Bandarlampung (ANTARA News) - Gubernur Lampung Sjachroedin ZP di hadapan ribuan warga Mesuji dengan tegas mengingatkan bahwa Lampung jangan dibuat rusuh menyusul pemberitaan mengenai pembantaian massal yang dilaporkan oleh sekelompok orang kepada Komisi III DPR RI beberapa waktu lalu.

"Tidak ada itu pembantaian massal di Lampung yang dilaporkan sejumlah oknum ke DPR itu," kata dia, di Bandarlampung, Kamis.

Ia menyatakan kegeramannya terhadap oknum yang melaporkan adanya pembantaian massal tersebut karena mereka telah merusak citra Lampung terutama terkait investasi di daerah itu.

Menurutnya, mereka itu merupakan provokator sehingga perlu diperiksa oleh pihak berwenang.

Selain itu, oknum yang menjual lahan register 45 di Mesuji kepada warga juga harus ditangkap dan diadili karena itu merupakan tindakan ilegal.

Terkait bentrokan antara warga dengan petugas keamanan PT BSMI di Mesuji yang menyebabkan dua korban jiwa dan beberapa diantaranya luka-luka, Gubernur Lampung mengatakan, perlu adanya penyidikan insentif terhadap kasus tersebut.
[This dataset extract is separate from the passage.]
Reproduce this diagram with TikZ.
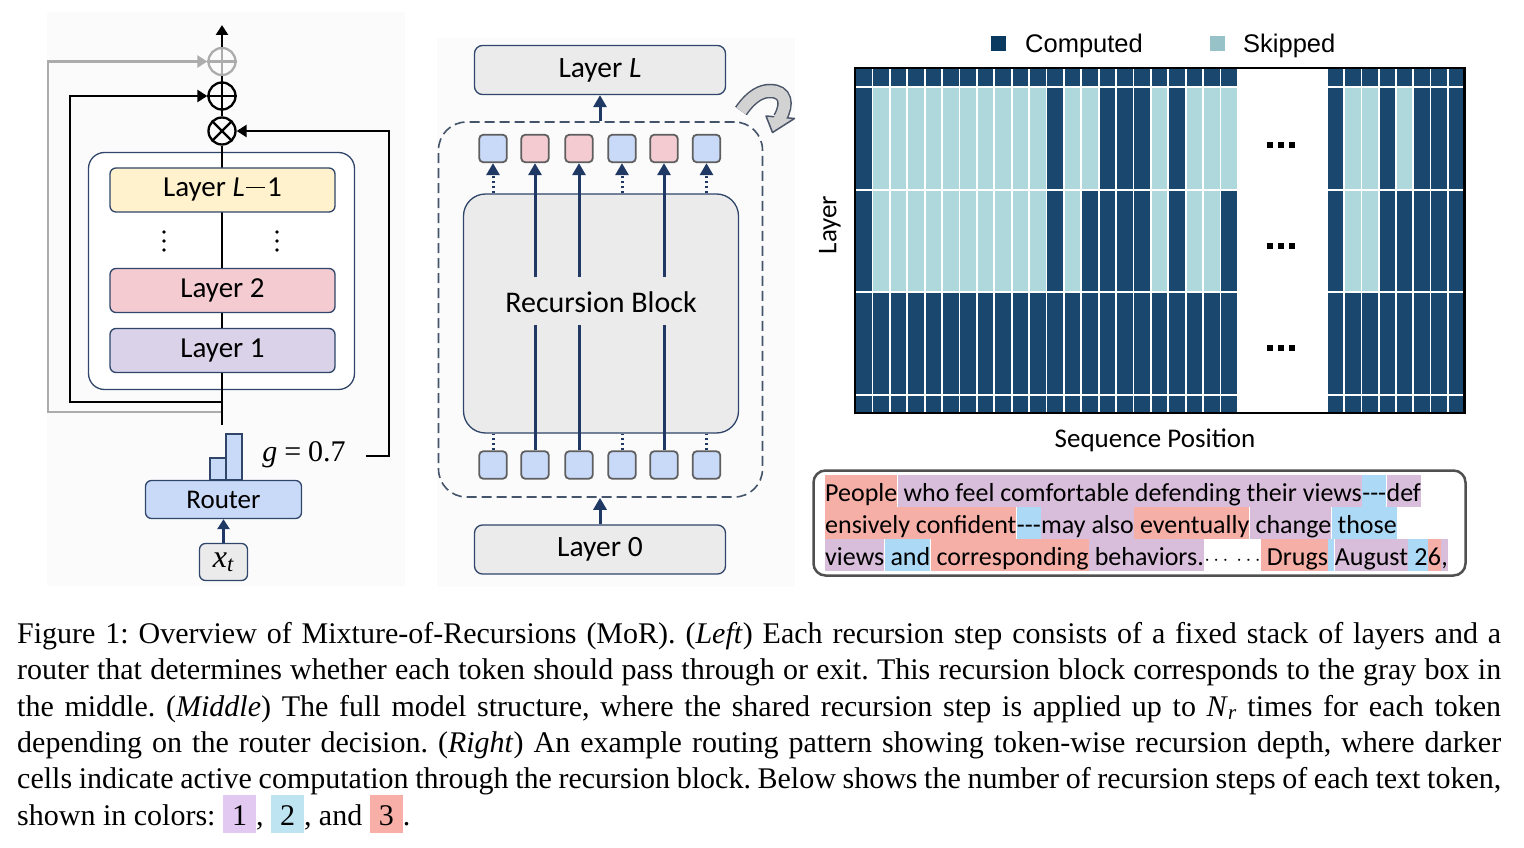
\documentclass[tikz,border=0pt]{standalone}
\usepackage{fontspec}
\setmainfont{Liberation Serif}
\newfontfamily\calfont{Carlito}
\newfontfamily\arialfont{Liberation Sans}
\usetikzlibrary{arrows.meta,calc}
\definecolor{navy}{RGB}{31,56,100}
\definecolor{bord}{RGB}{47,69,105}
\definecolor{dashc}{RGB}{68,84,106}
\definecolor{yel}{RGB}{255,242,204}
\definecolor{pnk}{RGB}{243,203,208}
\definecolor{lav}{RGB}{217,210,233}
\definecolor{lblue}{RGB}{201,218,248}
\definecolor{lgray}{RGB}{235,235,235}
\definecolor{sqb}{RGB}{95,95,95}
\definecolor{arrgray}{RGB}{172,172,172}
\definecolor{cD}{RGB}{26,71,110}
\definecolor{cL}{RGB}{174,216,220}
\definecolor{legD}{RGB}{10,58,96}
\definecolor{legL}{RGB}{151,195,200}
\definecolor{tR}{RGB}{245,175,167}
\definecolor{tP}{RGB}{217,190,219}
\definecolor{tB}{RGB}{172,218,246}
\definecolor{c1}{RGB}{226,201,241}
\definecolor{c2}{RGB}{190,227,241}
\definecolor{c3}{RGB}{247,175,168}
\definecolor{panel}{RGB}{251,251,251}
\definecolor{iconfill}{RGB}{210,210,210}
\definecolor{iconline}{RGB}{75,85,105}
\definecolor{tboxc}{RGB}{80,80,80}
\newcommand{\csz}[1]{\calfont\fontsize{#1}{#1}\selectfont}
\newcommand{\asz}[1]{\arialfont\fontsize{#1}{#1}\selectfont}
\newcommand{\hlbox}[2]{{\setlength{\fboxsep}{0pt}\colorbox{#1}{\rule[-8pt]{0pt}{38pt}\hspace{9pt}#2\hspace{9pt}}}}
\begin{document}
\begin{tikzpicture}[x=1pt,y=-1pt,
  blktip/.tip={Triangle[length=10pt,width=12pt]},
  navtip/.tip={Triangle[length=12pt,width=13pt]},
  blk/.style={line width=2.6pt, black},
  nvline/.style={line width=3pt, navy},
  circ/.style={circle, draw, line width=2.3pt, minimum size=27pt, inner sep=0pt, fill=panel},
  layerbox/.style={draw=bord, line width=1.3pt, rounded corners=6pt, minimum width=225pt, minimum height=44pt, inner sep=0pt, font=\csz{29}},
  midbox/.style={draw=bord, line width=1.3pt, rounded corners=8pt, fill=lgray, minimum width=251pt, minimum height=49pt, inner sep=0pt, font=\csz{29.5}},
  sqbox/.style={draw=sqb, line width=1.8pt, rounded corners=4pt, minimum size=27.5pt, inner sep=0pt},
  tk/.style={inner sep=0pt, text height=26pt, text depth=6pt, anchor=base west, font=\csz{26}},
  capline/.style={anchor=base west, inner sep=0pt, font=\fontsize{30}{36}\selectfont\frenchspacing}
]
\useasboundingbox (0,0) rectangle (1524,848);
\fill[white] (0,0) rectangle (1524,848);
% panels
\fill[panel] (47,12) rectangle (405,586);
\fill[panel] (437,38) rectangle (795,587);

% ================= LEFT =================
\node[circ, draw=arrgray] (gplus) at (222,61.5) {};
\node[circ] (bplus) at (222,96) {};
\node[circ] (times) at (222,131) {};
\draw[line width=2.3pt, arrgray] (gplus.north) -- (gplus.south) (gplus.west) -- (gplus.east);
\draw[line width=2.3pt] (bplus.north) -- (bplus.south) (bplus.west) -- (bplus.east);
\draw[line width=2.3pt] (times.north west) -- (times.south east) (times.north east) -- (times.south west);
\coordinate (outtop) at (222,25);
\draw[blk] (times.north) -- (bplus.south);
\draw[blk] (bplus.north) -- (gplus.south);
\draw[blk,-{blktip}] (gplus.north) -- (outtop);

\coordinate (gA) at (222,412); \coordinate (gB) at (48,412);
\draw[line width=2.6pt, arrgray, -{blktip}] (gA) -- (gB) |- (gplus.west);
\coordinate (bA) at (222,402); \coordinate (bB) at (70,402);
\draw[blk, -{blktip}] (bA) -- (bB) |- (bplus.west);
\coordinate (gt1) at (366,456); \coordinate (gt2) at (389,456);
\draw[blk, -{blktip}] (gt1) -- (gt2) |- (times.east);
\node[font=\fontsize{30}{30}\selectfont, anchor=center] (glab) at (304,455) {\textit{g}\hspace{7pt}=\hspace{7pt}0.7};

\node[draw=bord, line width=1.3pt, rounded corners=16pt, fill=white, minimum width=266pt, minimum height=237pt] (stack) at (221.5,271) {};
\coordinate (mbot) at (222,425);
\draw[blk] (times.south) -- (mbot);
\node[layerbox, fill=yel] (l3) at (222.5,190) {Layer \textit{L}\hspace{1.5pt}\rule[8.5pt]{19pt}{1.8pt}\hspace{2pt}1};
\node[layerbox, fill=pnk] (l2) at (222.5,290.5) {Layer 2};
\node[layerbox, fill=lav] (l1) at (222.5,350.5) {Layer 1};
\foreach \x in {164,277} \foreach \y in {232,241,250} \fill (\x,\y) circle (1.8);

\draw[draw=bord, line width=1.2pt, fill=lblue] (210,458) rectangle (226,480);
\draw[draw=bord, line width=1.2pt, fill=lblue] (226,434) rectangle (242,480);
\node[layerbox, fill=lblue, minimum width=156pt, minimum height=38pt, font=\csz{27}] (router) at (223.5,499.5) {Router};
\node[layerbox, fill=lgray, minimum width=48pt, minimum height=37pt, font=\fontsize{32}{32}\selectfont] (xt) at (223.5,562) {\textit{x}\textsubscript{\textit{t}}};
\draw[line width=2.6pt, navy, -{blktip}] (xt) -- (router);

% ================= MIDDLE =================
\node[midbox] (lL) at (600,70) {Layer \textit{L}};
\node[draw=dashc, dash pattern=on 10pt off 5pt, line width=1.6pt, rounded corners=28pt, minimum width=324pt, minimum height=375pt] (dbox) at (600.5,309.5) {};
\node[draw=bord, line width=1.3pt, fill=lgray, rounded corners=22pt, minimum width=275pt, minimum height=239pt] (rb) at (601,313.5) {};
\node[font=\csz{30}] (rbl) at (601,302) {Recursion Block};
\foreach \x/\c [count=\i] in {493/lblue,535/pnk,579/pnk,622/lblue,664/pnk,706.5/lblue} {
  \node[sqbox, fill=\c] (t\i) at (\x,148.5) {};
  \node[sqbox, fill=lblue] (b\i) at (\x,465) {};
}
\foreach \i in {2,3,5} {
  \coordinate (cb\i) at ($(b\i.north)+(0,-125)$);
  \coordinate (ct\i) at ($(t\i.south)+(0,114)$);
  \draw[nvline] (b\i.north) -- (cb\i);
  \draw[nvline,-{navtip}] (ct\i) -- (t\i.south);
}
\foreach \i in {1,4,6} {
  \draw[nvline, dash pattern=on 2.5pt off 2.5pt] (b\i.north) -- (b\i.north |- rb.south);
  \draw[nvline, dash pattern=on 2.5pt off 2.5pt, -{navtip}] (t\i.south |- rb.north) -- (t\i.south);
}
\node[midbox] (l0) at (600,549.5) {Layer 0};
\draw[nvline,-{navtip}] (l0.north) -- (l0.north |- dbox.south);
\draw[nvline,-{navtip}] (dbox.north -| lL) -- (lL.south);

% recursion icon
\draw[line width=14.5pt, iconline] (741,111) .. controls (752,95) and (762,91) .. (770,91) .. controls (786,91) and (788,104) .. (780,118);
\draw[line width=1.5pt, iconline, fill=iconfill, line join=round] (766,116) -- (794.5,118.5) -- (772.5,132.5) -- cycle;
\draw[line width=11.5pt, iconfill] (741,111) .. controls (752,95) and (762,91) .. (770,91) .. controls (786,91) and (788,104) .. (780,118) -- (779,120.5);

% ================= RIGHT =================
\node[fill=legD, minimum size=15pt, inner sep=0pt] (lgD) at (998.5,43.5) {};
\node[anchor=base west, inner sep=0pt, font=\asz{25.5}] (lgDt) at (1025,52.5) {Computed};
\node[fill=legL, minimum size=15pt, inner sep=0pt] (lgL) at (1217.5,43.5) {};
\node[anchor=base west, inner sep=0pt, font=\asz{25.5}] (lgLt) at (1243,52.5) {Skipped};

\foreach \ya/\yb in {68/86.1,292.9/394.1,395.9/413} {
  \foreach \i in {1,...,22} \fill[cD] ({855+(\i-1)*17.4+0.9},\ya) rectangle ({855+\i*17.4-0.9},\yb);
  \foreach \i in {1,...,8} \fill[cD] ({1327+(\i-1)*17.25+0.9},\ya) rectangle ({1327+\i*17.25-0.9},\yb);
}
\foreach \c [count=\i] in {cD,cL,cL,cL,cL,cL,cL,cL,cL,cL,cL,cD,cL,cL,cD,cD,cD,cL,cD,cL,cL,cL}
  \fill[\c] ({855+(\i-1)*17.4+0.9},87.9) rectangle ({855+\i*17.4-0.9},189.1);
\foreach \c [count=\i] in {cD,cL,cL,cL,cL,cL,cL,cL,cL,cL,cL,cD,cL,cD,cD,cD,cD,cL,cD,cL,cL,cD}
  \fill[\c] ({855+(\i-1)*17.4+0.9},190.9) rectangle ({855+\i*17.4-0.9},291.1);
\foreach \c [count=\i] in {cD,cL,cL,cD,cL,cD,cD,cD}
  \fill[\c] ({1327+(\i-1)*17.25+0.9},87.9) rectangle ({1327+\i*17.25-0.9},189.1);
\foreach \c [count=\i] in {cD,cL,cL,cD,cD,cD,cD,cD}
  \fill[\c] ({1327+(\i-1)*17.25+0.9},190.9) rectangle ({1327+\i*17.25-0.9},291.1);
\draw[line width=2.2pt] (855,68) rectangle (1464.5,413);
\foreach \y in {145,246,348} \foreach \x in {1270,1281,1292} \fill ({\x-2.6},{\y-3}) rectangle ({\x+2.6},{\y+3});
\node[rotate=90, font=\csz{27}] (ylab) at (830,225) {Layer};
\node[font=\csz{27}] (xlab) at (1155,440) {Sequence Position};

% text box
\node[draw=tboxc, line width=2.5pt, rounded corners=12pt, fill=white, minimum width=652pt, minimum height=105pt] (tbox) at (1139.5,523) {};
\node[tk, fill=tR] (a1) at (825,501) {People};
\node[tk, fill=tP] (a2) at (a1.base east) {\ who feel comfortable defending their views};
\node[tk, fill=tB] (a3) at (a2.base east) {-{}-{}-};
\node[tk, fill=tP] (a4) at (a3.base east) {def};
\node[tk, fill=tR] (b1x) at (825,533) {ensively confident};
\node[tk, fill=tB] (b2x) at (b1x.base east) {-{}-{}-};
\node[tk, fill=tP] (b3x) at (b2x.base east) {may also};
\node[tk, fill=tR] (b4x) at (b3x.base east) {\ eventually};
\node[tk, fill=tP] (b5x) at (b4x.base east) {\ change};
\node[tk, fill=tB] (b6x) at (b5x.base east) {\ those};
\node[tk, fill=tP] (c1x) at (825,565) {views};
\node[tk, fill=tB] (c2x) at (c1x.base east) {\ and};
\node[tk, fill=tR] (c3x) at (c2x.base east) {\ corresponding};
\node[tk, fill=tP] (c4x) at (c3x.base east) {\ behaviors.};
\node[tk] (c5x) at (c4x.base east) {\fontsize{20}{20}\selectfont$\cdots$\hspace{8pt}$\cdots$};
\node[tk, fill=tR] (c6x) at (c5x.base east) {\ Drugs};
\node[tk, fill=tB] (c7x) at (c6x.base east) {\hbox to 6pt{}};
\node[tk, fill=tP] (c8x) at (c7x.base east) {August};
\node[tk, fill=tB] (c9x) at (c8x.base east) {\ 2};
\node[tk, fill=tR] (c10x) at (c9x.base east) {6};
\node[tk, fill=tP] (c11x) at (c10x.base east) {,};

% caption
\node[capline] (cap1) at (17,643.3) {\makebox[1484pt][s]{Figure 1: Overview of Mixture-of-Recursions (MoR). (\textit{Left}) Each recursion step consists of a fixed stack of layers and a}};
\node[capline] (cap2) at (17,679.7) {\makebox[1484pt][s]{router that determines whether each token should pass through or exit. This recursion block corresponds to the gray box in}};
\node[capline] (cap3) at (17,716.1) {\makebox[1484pt][s]{the middle. (\textit{Middle}) The full model structure, where the shared recursion step is applied up to \textit{N}\textsubscript{\textit{r}} times for each token}};
\node[capline] (cap4) at (17,752.5) {\makebox[1484pt][s]{depending on the router decision. (\textit{Right}) An example routing pattern showing token-wise recursion depth, where darker}};
\node[capline] (cap5) at (17,788.9) {\makebox[1484pt][s]{cells indicate active computation through the recursion block. Below shows the number of recursion steps of each text token,}};
\node[capline] (cap6) at (17,825.3) {shown in colors: \hlbox{c1}{1}, \hlbox{c2}{2}, and \hlbox{c3}{3}.};
\end{tikzpicture}
\end{document}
Menurut dia, polisi pada saat itu tengah mengamankan aksi unjuk rasa ribuan warga terkait konflik lahan antara perusahaan dengan penduduk setempat. "Polisi juga rakyat biasa, mereka bertugas untuk menjaga keamanan dan jika warga anarkis, mereka dapat melakukan upaya pencegahan."

Ia dalam kesempatan itu meminta polisi bertindak tegas dan melakukan inventarisasi berapa banyak warga yang masuk kawasan register dengan cara membayar.

"Selidiki dan cari oknum yang memperjualbelikan kawasan register tersebut," jelasnya.

Disisi lain ia mengaku kecewa terhadap penyelesaian konflik agraria di Kabupaten Mesuji, Lampung.

"Untuk apa ada Bupati, untuk apa ada Gubernur, jika semua permasalah daerah penanganannya diambil alih Pemerintah Pusat," kata Sjachroedin ZP.

Menurut dia, pemerintah daerah sudah mencarikan solusi dengan program transmigrasi bagi sebagian warga yang menduduki lahan Register 45 Mesuji.

"Tapi kalau semua warga pendatang mengklaim lahan itu adalah milik pribadi, sementara itu merupakan lahan register, bagaimana mungkin pemerintah akan memberikan lahan pada penduduk yang tidak jelas asal usulnya," kata dia.